Local Inference
Local inference runs a GGUF model inside the current browser, Node.js, Python, Rust, or CLI process. The application owns model selection, runtime lifecycle, resource cleanup, and the request options that should be exposed to users.
Register a local endpoint with SippClient.add, keep the returned endpoint
reference, and pass that reference to query, chat, or embed.
Endpoint Flow
- Choose a GGUF model that supports the requested capability.
- Register the model with a local descriptor.
- Set load-time runtime options on the endpoint descriptor.
- Pass request-time generation options to
query,chat, orembed. - Stream tokens or await the final response.
- Close the client when the page, worker, service, or script no longer needs the runtime.
Local endpoints do not route implicitly. A client can register multiple
endpoints, but every request that should use a specific destination should pass
the endpoint reference returned by add.
Model Sources
Browser local endpoints can load:
- A model URL served by the application.
- A user-selected
File. - Multiple shard URLs or files.
- An installed model id returned by browser model-management APIs.
- A model plus projector pair for vision-capable models.

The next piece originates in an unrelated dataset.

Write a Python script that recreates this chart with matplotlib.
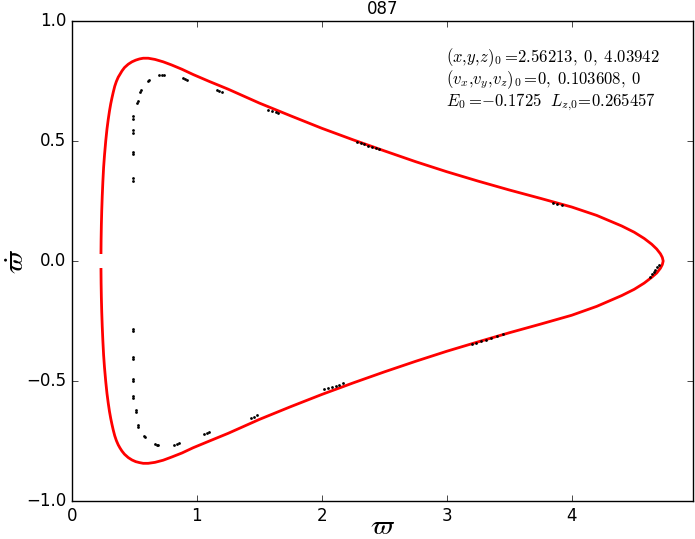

Node.js, Python, Rust, and CLI local endpoints use filesystem paths. Source
examples and smoke workflows can use cached sample models under .build/models
when running from a checkout.
Runtime And Request Options
Keep option layers separate:
- Browser client options such as
executionMode,wasmThreading, runtime asset URLs, andbrowserCachebelong onnew SippClient(...). - Local endpoint load options choose the model source, browser backend
preference, progress callbacks, and
NativeRuntimeConfig. - Runtime config groups such as
context,sampling,scheduler,cache,placement,multimodal,residency, andobservabilitydescribe stable local endpoint behavior. - Request options such as
maxTokens,temperature,topP,stop, cancellation, andemitTokensbelong onquery,chat, orembed. - Local-only request options such as context keys, grammars, media inputs, and embedding normalization should not be sent to gateway or provider endpoints.
See Runtime Options for the canonical option map and field groups.
Threads And Browser Execution
Browser execution has two separate choices:
executionMode: 'worker'orautokeeps inference work off the UI thread when workers are available.wasmThreading: 'pthread'enables the pthread WASM runtime and requiresSharedArrayBufferplus cross-origin isolation headers.
Use wasmThreading: 'single-thread' when the app cannot serve COOP/COEP
headers. Use executionMode: 'main-thread' mainly for debugging or constrained
hosts.
Native Node.js, Python, and Rust local endpoints can tune CPU thread counts
with context.n_threads and context.n_threads_batch. Leave them unset for
runtime defaults unless the application has measured a better value.
Text, Embeddings, And Vision
- Query and chat require text generation support.
- Embed requires a model/runtime that reports embedding support.
- Vision chat requires a text/vision model plus projector data where the model family requires it.
- Streaming text requires
emitTokensand consuming the returned token iterable before or alongside the final response. - GBNF grammars and media inputs are local-only request features.